PROBLEM DESCRIPTION -
Write out the data below in full, unchanged, minus the images.

────────────────────

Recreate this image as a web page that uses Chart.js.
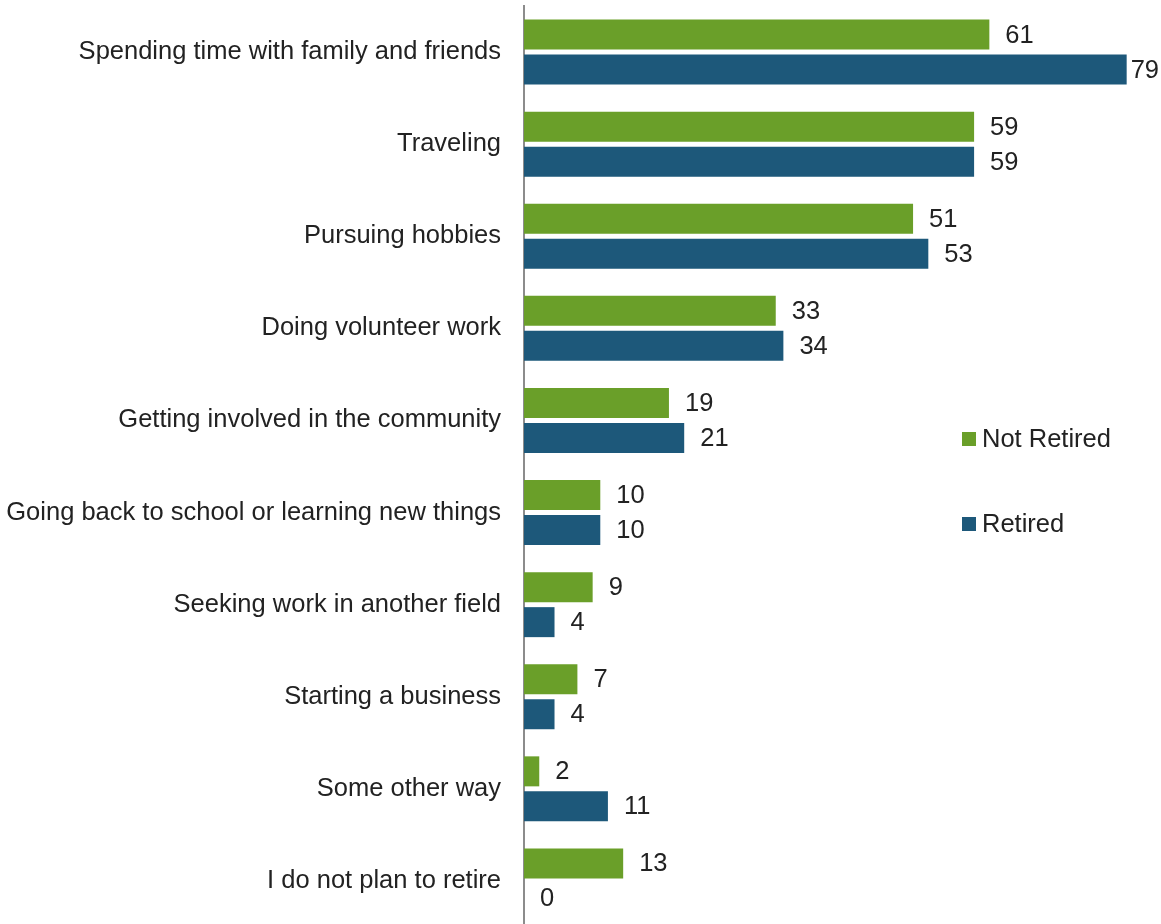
<!DOCTYPE html>
<html>
<head>
<meta charset="utf-8">
<script src="https://cdn.jsdelivr.net/npm/chart.js@4/dist/chart.umd.min.js"></script>
<style>
  html, body { margin: 0; padding: 0; background: #fff; overflow: hidden; }
  #wrap { position: relative; width: 1161px; height: 927px; }
</style>
</head>
<body>
<div id="wrap"><canvas id="c"></canvas></div>
<script>
// Retirement plans: share of respondents (%)
const categories = [
  'Spending time with family and friends',
  'Traveling',
  'Pursuing hobbies',
  'Doing volunteer work',
  'Getting involved in the community',
  'Going back to school or learning new things',
  'Seeking work in another field',
  'Starting a business',
  'Some other way',
  'I do not plan to retire'
];
const notRetired = [61, 59, 51, 33, 19, 10, 9, 7, 2, 13];
const retired    = [79, 59, 53, 34, 21, 10, 4, 4, 11, 0];
const seriesNames = ['Not Retired', 'Retired'];

const GREEN = '#6a9f29';
const BLUE = '#1d587a';
const TEXT = '#222222';
const FONT = '"Liberation Sans", Arial, sans-serif';

// Value labels at the end of each bar, kept inside the canvas
const valueLabels = {
  id: 'valueLabels',
  afterDatasetsDraw(chart) {
    const ctx = chart.ctx;
    ctx.save();
    ctx.font = '25.5px ' + FONT;
    ctx.fillStyle = TEXT;
    ctx.textAlign = 'left';
    ctx.textBaseline = 'middle';
    chart.data.datasets.forEach((ds, i) => {
      chart.getDatasetMeta(i).data.forEach((bar, j) => {
        const txt = String(ds.data[j]);
        const w = ctx.measureText(txt).width;
        const x = Math.min(bar.x + 16, chart.width - w - 2);
        ctx.fillText(txt, x, bar.y + 1);
      });
    });
    ctx.restore();
  }
};

// Vertical legend placed inside the plot on the right
const sideLegend = {
  id: 'sideLegend',
  afterDraw(chart) {
    const ctx = chart.ctx;
    ctx.save();
    ctx.font = '25.5px ' + FONT;
    ctx.textAlign = 'left';
    ctx.textBaseline = 'middle';
    const x = 962, y0 = 439, step = 85, box = 14;
    chart.data.datasets.forEach((ds, i) => {
      const y = y0 + i * step;
      ctx.fillStyle = ds.backgroundColor;
      ctx.fillRect(x, y - box / 2, box, box);
      ctx.fillStyle = TEXT;
      ctx.fillText(ds.label, x + 20, y + 1);
    });
    ctx.restore();
  }
};

new Chart(document.getElementById('c'), {
  type: 'bar',
  data: {
    labels: categories,
    datasets: [
      { label: seriesNames[0], data: notRetired, backgroundColor: GREEN },
      { label: seriesNames[1], data: retired, backgroundColor: BLUE }
    ]
  },
  options: {
    indexAxis: 'y',
    responsive: true,
    maintainAspectRatio: false,
    animation: false,
    categoryPercentage: 0.76,
    barPercentage: 0.857,
    layout: { padding: { top: 6, bottom: 0, left: 0, right: 0 } },
    plugins: {
      legend: { display: false },
      tooltip: { enabled: false }
    },
    scales: {
      x: {
        display: false,
        min: 0,
        max: 83.5,
        grid: { display: false }
      },
      y: {
        afterFit(scale) {
          scale.width = 524;
          scale.paddingTop = 0;
          scale.paddingBottom = 0;
        },
        grid: { display: false, drawTicks: false },
        border: { display: true, color: '#8c8c8c', width: 2 },
        ticks: {
          padding: 23,
          color: TEXT,
          font: { family: FONT, size: 25.5 }
        }
      }
    }
  },
  plugins: [valueLabels, sideLegend]
});
</script>
</body>
</html>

────────────────────

FINISHED EXERCISE -
Recreate this image as a web page that uses Chart.js.
<!DOCTYPE html>
<html>
<head>
<meta charset="utf-8">
<script src="https://cdn.jsdelivr.net/npm/chart.js@4/dist/chart.umd.min.js"></script>
<style>
  html, body { margin: 0; padding: 0; background: #fff; overflow: hidden; }
  #wrap { position: relative; width: 1161px; height: 927px; }
</style>
</head>
<body>
<div id="wrap"><canvas id="c"></canvas></div>
<script>
// Retirement plans: share of respondents (%)
const categories = [
  'Spending time with family and friends',
  'Traveling',
  'Pursuing hobbies',
  'Doing volunteer work',
  'Getting involved in the community',
  'Going back to school or learning new things',
  'Seeking work in another field',
  'Starting a business',
  'Some other way',
  'I do not plan to retire'
];
const notRetired = [61, 59, 51, 33, 19, 10, 9, 7, 2, 13];
const retired    = [79, 59, 53, 34, 21, 10, 4, 4, 11, 0];
const seriesNames = ['Not Retired', 'Retired'];

const GREEN = '#6a9f29';
const BLUE = '#1d587a';
const TEXT = '#222222';
const FONT = '"Liberation Sans", Arial, sans-serif';

// Value labels at the end of each bar, kept inside the canvas
const valueLabels = {
  id: 'valueLabels',
  afterDatasetsDraw(chart) {
    const ctx = chart.ctx;
    ctx.save();
    ctx.font = '25.5px ' + FONT;
    ctx.fillStyle = TEXT;
    ctx.textAlign = 'left';
    ctx.textBaseline = 'middle';
    chart.data.datasets.forEach((ds, i) => {
      chart.getDatasetMeta(i).data.forEach((bar, j) => {
        const txt = String(ds.data[j]);
        const w = ctx.measureText(txt).width;
        const x = Math.min(bar.x + 16, chart.width - w - 2);
        ctx.fillText(txt, x, bar.y + 1);
      });
    });
    ctx.restore();
  }
};

// Vertical legend placed inside the plot on the right
const sideLegend = {
  id: 'sideLegend',
  afterDraw(chart) {
    const ctx = chart.ctx;
    ctx.save();
    ctx.font = '25.5px ' + FONT;
    ctx.textAlign = 'left';
    ctx.textBaseline = 'middle';
    const x = 962, y0 = 439, step = 85, box = 14;
    chart.data.datasets.forEach((ds, i) => {
      const y = y0 + i * step;
      ctx.fillStyle = ds.backgroundColor;
      ctx.fillRect(x, y - box / 2, box, box);
      ctx.fillStyle = TEXT;
      ctx.fillText(ds.label, x + 20, y + 1);
    });
    ctx.restore();
  }
};

new Chart(document.getElementById('c'), {
  type: 'bar',
  data: {
    labels: categories,
    datasets: [
      { label: seriesNames[0], data: notRetired, backgroundColor: GREEN },
      { label: seriesNames[1], data: retired, backgroundColor: BLUE }
    ]
  },
  options: {
    indexAxis: 'y',
    responsive: true,
    maintainAspectRatio: false,
    animation: false,
    categoryPercentage: 0.76,
    barPercentage: 0.857,
    layout: { padding: { top: 6, bottom: 0, left: 0, right: 0 } },
    plugins: {
      legend: { display: false },
      tooltip: { enabled: false }
    },
    scales: {
      x: {
        display: false,
        min: 0,
        max: 83.5,
        grid: { display: false }
      },
      y: {
        afterFit(scale) {
          scale.width = 524;
          scale.paddingTop = 0;
          scale.paddingBottom = 0;
        },
        grid: { display: false, drawTicks: false },
        border: { display: true, color: '#8c8c8c', width: 2 },
        ticks: {
          padding: 23,
          color: TEXT,
          font: { family: FONT, size: 25.5 }
        }
      }
    }
  },
  plugins: [valueLabels, sideLegend]
});
</script>
</body>
</html>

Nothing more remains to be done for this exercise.